Frühtraumatisierung durch die Trennung von den leiblichen Eltern
Alle Adoptiv- und Pflegekinder, die bei keinem leiblichen Elternteil aufwachsen, haben eine Gemeinsamkeit: Sie sind zwar im Bauch ihrer leiblichen Mutter aufgewachsen, leben aber heute aus verschiedenen Gründen nicht mehr bei ihren leiblichen Eltern.
Scheidungskinder verbleiben in der Regel bei dem Elternteil, zu dem sie die tiefere Beziehung haben. Ein Adoptiv- oder Pflegekind aber, das nicht bei einem leiblichen Elternteil aufwächst, wurde zu einem bestimmten Zeitpunkt aus allem herausgerissen, was ihm, aus Sicht des Kindes, Vertrautes, Sicherheit und die Lebensgrundlage bot.
Die Trennung von der leiblichen Mutter vor dem siebten oder – schlimmer noch – vor dem dritten Lebensjahr – kann man sich, aus Sicht des Kindes betrachtet, gar nicht dramatisch genug vorstellen.

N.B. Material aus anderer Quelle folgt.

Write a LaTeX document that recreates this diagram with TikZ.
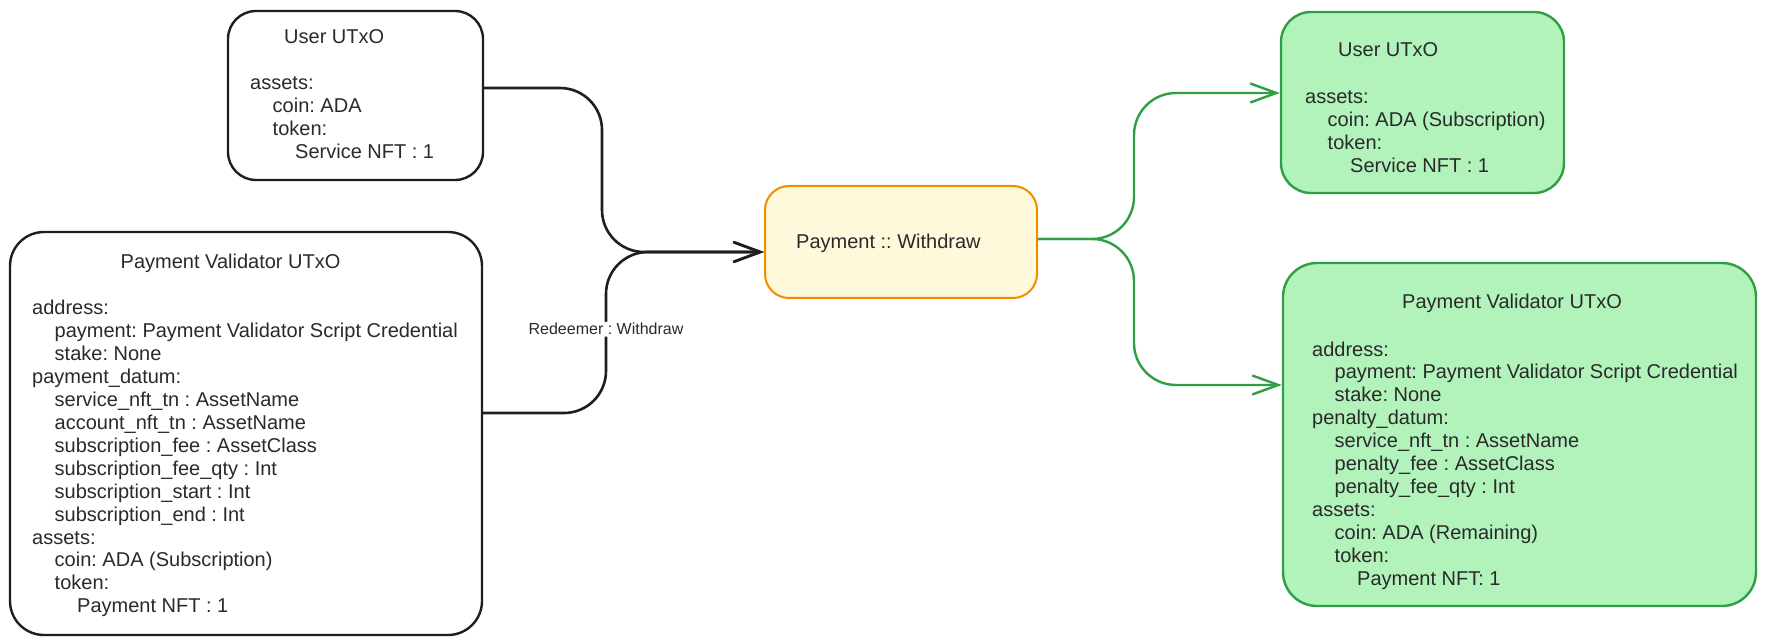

Für das Kind ist es zunächst wie ein Todesurteil, das es “ohne Macht” – ohnmächtig – entgegennehmen muss.
Ich möchte aber betonen, dass dies nicht zum Anlass genommen werden soll, gefährdete Kinder möglichst lange in der Ursprungsfamilie zu belassen, denn aus Sicht der Erwachsenen ist eine Herausnahme stets gut überlegt worden und geschieht selten unbegründet.
Die Traumatisierung durch die Trennung kann man bei einer Herausnahme nicht verhindern – das viel zu lange Leiden von gefährdeten Kindern in den Ursprungsfamilien aber wäre vermeidbar.